Commissioners OK Zoning Change for Proposed LBCC Ag Campus

Diagram of the proposed agricultural education campus on Looney Lane.

Linn County Commissioners during the April 9 meeting approved a Comprehensive Plan Text Amendment that will allow 53.5 acres of land owned by Linn-Benton Community College to be rezoned from Exclusive Farm Use to Public Service.

The Planning Commission recommended approval of the application in March.

It paves the way for the college to begin working toward development of a new agricultural program campus on Looney Lane south of the main campus that will include classes about rearing horses, pigs, cattle and sheep.

And, perhaps most importantly, offering what people said is addressing a serious need of veterinary technicians.

The current program is housed on a much smaller parcel of land and its buildings are antiquated. The new campus will include classroom space, parking areas, a storage building and a manure containment barn plus barns for each animal species.

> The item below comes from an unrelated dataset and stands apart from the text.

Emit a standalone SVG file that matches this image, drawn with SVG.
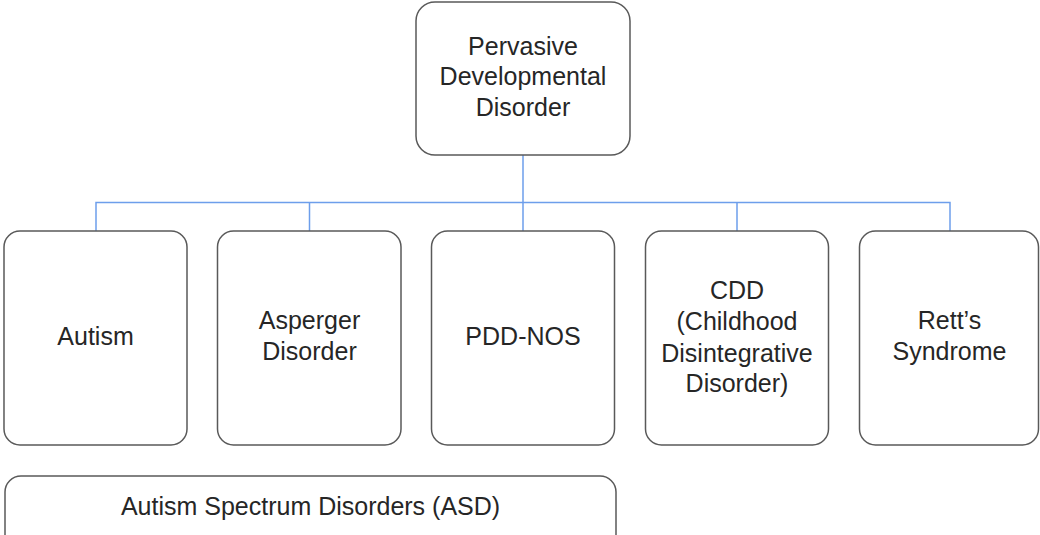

Although no one spoke against the proposal, neighboring farmer Don Jenks said that while he supports the project he is concerned about water run-off from the property and that some of the ground can get extremely wet in winter months.

Representatives of the project said stormwater will be contained in two on-site ponds and no added water is expected to be created from site run-off. Manure will be stored in a covered building and composted. It will either be spread as fertilizer during the proper time of year, or hauled off-site.

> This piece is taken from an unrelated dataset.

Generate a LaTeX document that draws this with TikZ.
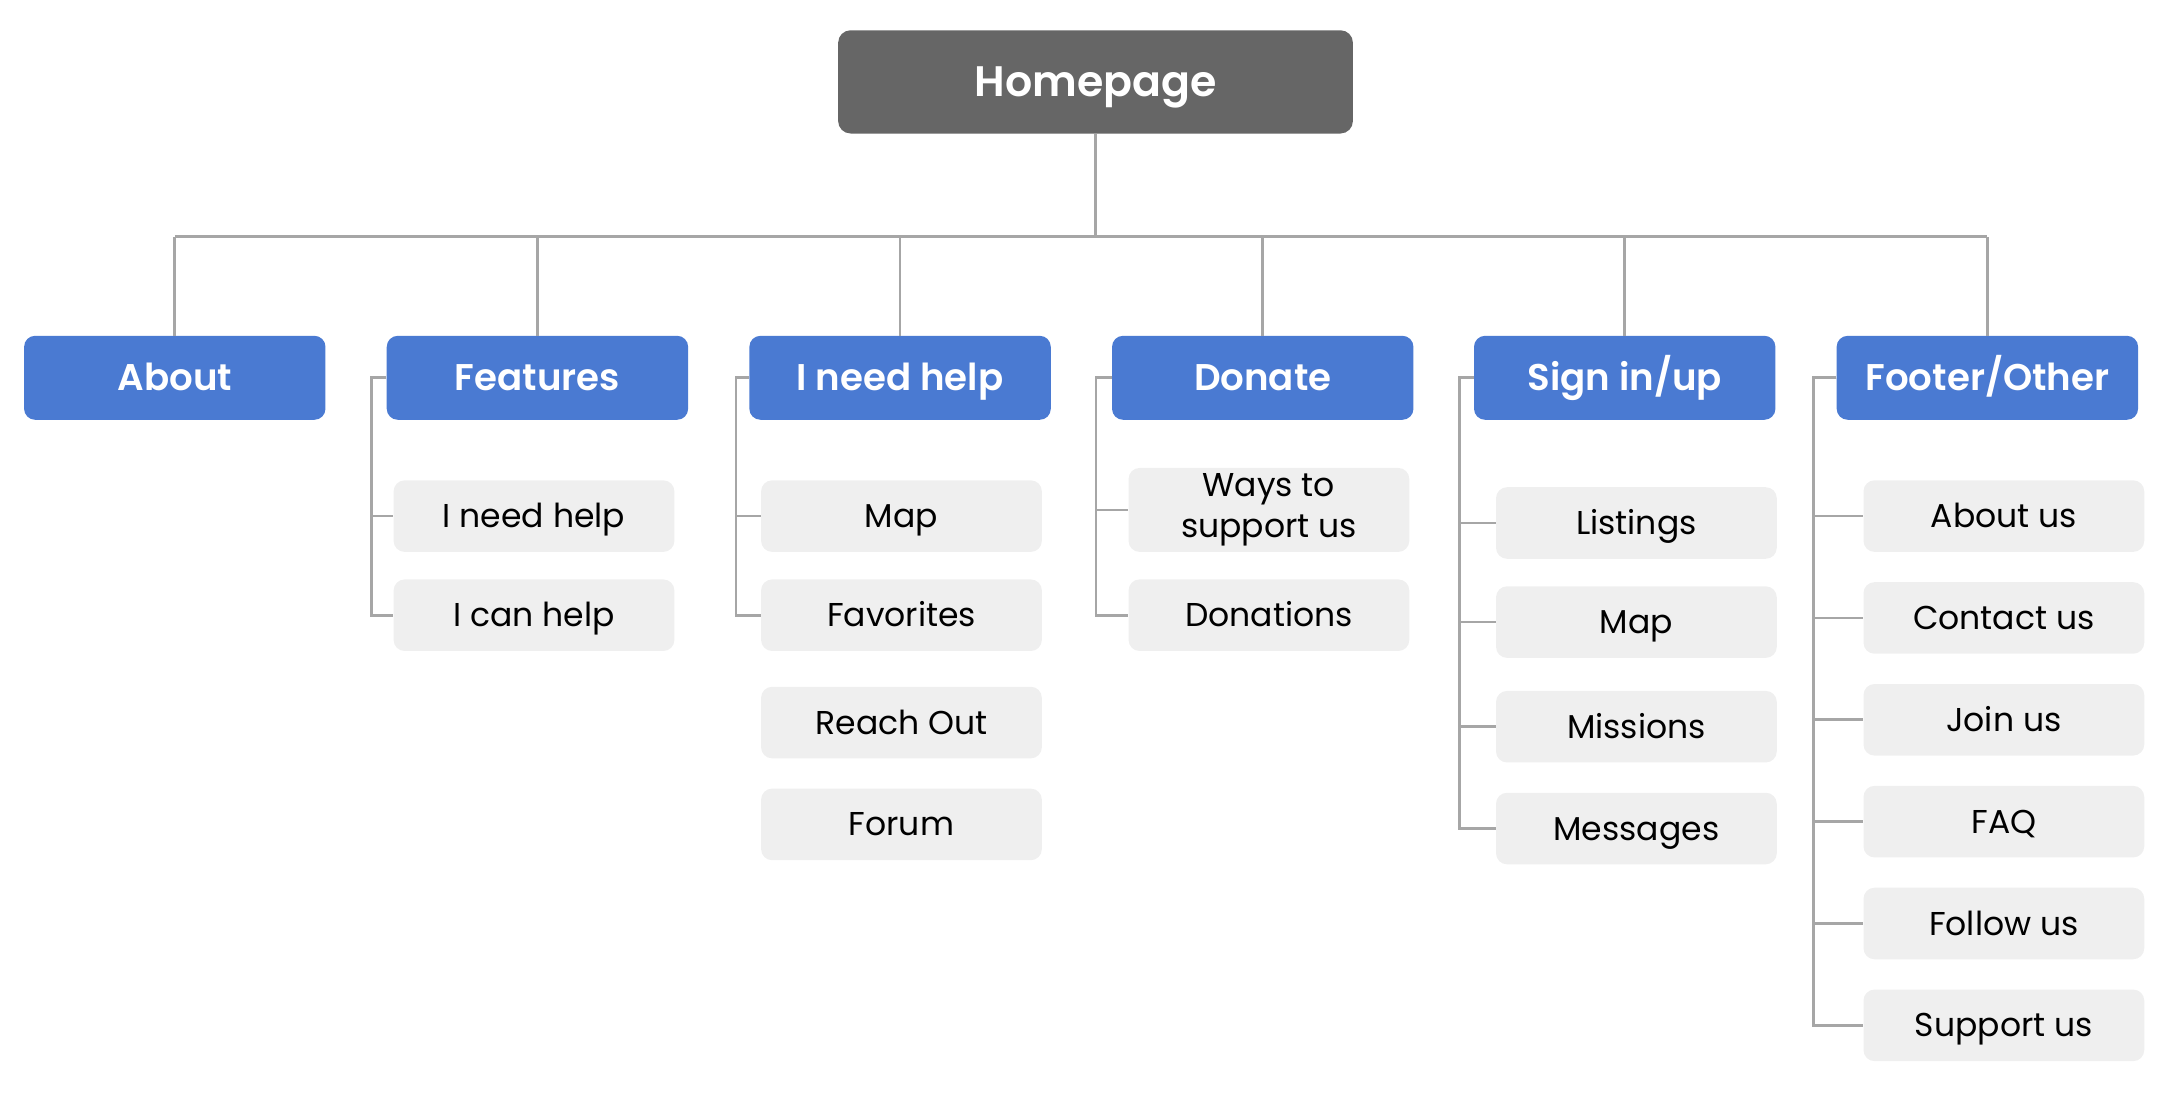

Alan Sorem, of the Salem law firm Saalfeld Griggs, said the primary goal is to create a vocational education facility and not as a site for “a host of other uses.” He acknowledged there are wetlands issues, but the college is prepared to purchase mitigation credits and to work responsibly in dealing with those issues.

There will be fire hydrants on site, buildings will be constructed with metal framing and materials and there will be fire sprinklers in the classrooms. Traffic is expected to be less than that associated with a nursery or public park.

Sheldon Flom, vice president of finance, said that students currently often travel to area farms for their hands-on training. This can create scheduling conflicts due to travel times. Also, local ag producers often sell livestock, so opportunities fluctuate with market prices.

Veterinarian Chris Wyckliffe owns the nearby Cascade Equine Center and said the proposed new campus is greatly needed. He said there is a major shortage of veterinary technicians on the entire West Coast. He also said that 70% of his staff were trained at LBCC.

Although they voted unanimously to approve the application, each of the commissioners voiced concerns.

Chairman Roger Nyquist said he is always concerned about the potential conflict of “ag versus ag.” In this instance, an ag education center surrounded by working farms. He was also concerned about the potential to host large events in a rural area, but was assured that is not the college’s intent.

Commissioner Sherrie Sprenger was concerned about potential water run-off issues. An engineer outlined the plan to retain stormwater and release it at historical rates.

Commissioner Will Tucker was concerned about the potential that the operation might be considered a Confined Animal Feeding Operation — the college already has 42 horses — which has numerous state regulations.

In other business, the commissioners:

◆ Were told by Accounting Officer Bill Palmer that the county staff continue to spend prudently. He said that although the fiscal year is about two-thirds over, overall spending is at 47% and the county fund balance of $109,598,000 is almost $10 million more than this time a year ago.

◆ Planning & Building Director Steve Wills said six permits for new dwellings were issued in March, three for single-family homes and three for additions. Seventeen new code enforcement cases were opened and 21 were closed. The department received two fire hardening grant applications for the North Canyon area.

◆ Approved a contract for $228,856.50 with Legacy Contracting for the Cedar Creek Pedestrian Bridge Project in Mill City. The county will be reimbursed by Mill City.

◆ Approved a new classification of Veteran Service Officer Program Manager, management exempt and pay range 18.

◆ Reappointed Mayra Fabiola Herrera Hernandez, Kacey Wimmer and Lawrence Eby to the Health Advisory Council.

◆ Reappointed Scott McDowell and Debra Haile to the Solid Waste Advisory Committee.

◆ Announced that Budget Hearings for the 2024-25 Fiscal Year will be held on April 29 – May 3 at the Linn County Fair & Expo Center. All meetings are open to the public. A daily schedule can be found on the County Treasurer’s page of the Linn County website Linncountyor.gov/treasurer.